Keep the data where it lies

If we can't go against the very archipelago nature of the knowledge base, we have to leverage it. Instead of building a big unified book, let's the keep the data where it lies, using the structure it requires, and let’s look at it using big, big meta-glasses.

Data about data

A meta-base doesn't contain data. More precisely, it contains very special data, that is, data that describes data: Where are the databases that contain data about a given case? What type of data this database stores? What is the meaning of the X field? Has it the same meaning as the Y field from another database? This is the type of information that is stored in a meta-base. Each time a new database appears, its description is recorded therein.

The Archipelago vision

Thanks to such information, a meta-base, even if it does not contain the actual data, becomes able to retrieve it; to connect through the Internet to a primary online database, invoke the search from a secondary one, aspire the pages of a third one. Indeed, data is not limited to databases in the strict sense: it is any accessible information, whose structure can be described (a database record, a Web page, a XML file, etc.).

What could be the benefit for such a data source being linked to a meta-base? Before talking about benefit, there is a matter of conviction. First, data must be shared with everyone, for the sake of efficient research. Furthermore, linking your database to a meta-base is plugging into a network where information flows, and thus where you can provide as much as you are able to receive. Information is virtually no longer here or there, likely to be lost, but now able to migrate, toward fellows, other users, towards other backup locations, or toward other technical structures that may constitute the next generation of your own database. How much data is today stuck into an existing database, likely to disappear along with a software that would be too costly and complicated to evolve?

But a meta-base would remain quite limited if it wouldn't be more than a database index or network. What about seeing all databases at the same time? This seems impossible, or at least not very practicable. How could a user benefit from all of this different data and structure at the same time?

A meta-model

Indeed, such a "global" vision, even if possible, is not practicable as is.

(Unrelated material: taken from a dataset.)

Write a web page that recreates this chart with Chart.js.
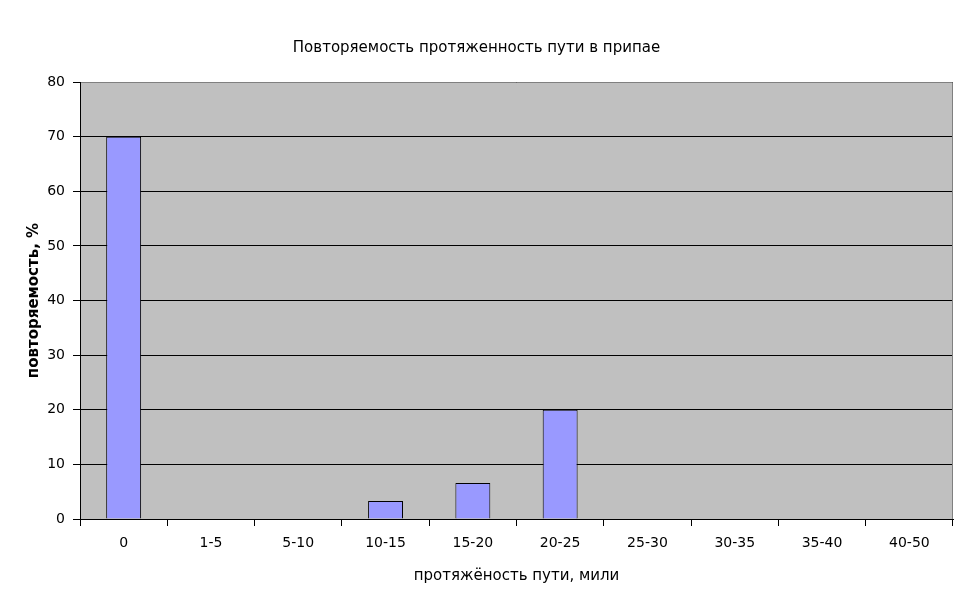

Applying processes implies a common data model which, we know, doesn't exist. It is specific to the databases that store data, and we know that we cannot enforce a universal model, as everyone has their own view.

But isn't such a view what we are willing to provide? Just like a pattern applied to the global data on which would be drawn links between common concepts? Such a virtual data model is conceivable. Being potentially different for each of us, existing at the meta level only, it is a meta-model.

Independent processes

Such a meta-model is independent from the databases. As a result, each of the processes applied to it, while leveraging heterogeneous data through the meta-model, are also kept independent from them. Here is a fundamental separation. The working model and its associated processes are no longer condemned to die with the database to which they are applied. We can then start capitalizing on them.

When not sharing becomes a choice

As we have shown, introduction of a meta level above databases is not unification. One size doesn't fit all. Actually, this is indeed the very philosophy of the idea: to allow a shared leveraging of data, without erasing differences. There is no doubt that a number of different meta-models will coexist, and be incompatible with one another, but nothing would prevent them from being accessible at the meta level, according to the same principle. There is no doubt also that a number of databases will choose to stay away from meta-bases. But, more important than effectively gathering all existing and future databases, the crucial point is to make it possible. Tomorrow, data and results will be accessible and comparable through compatible meta-levels and data networks. Then, the technical excuse for not sharing data and information compartmentalization will no longer be valid, and one will have to assume such a choice.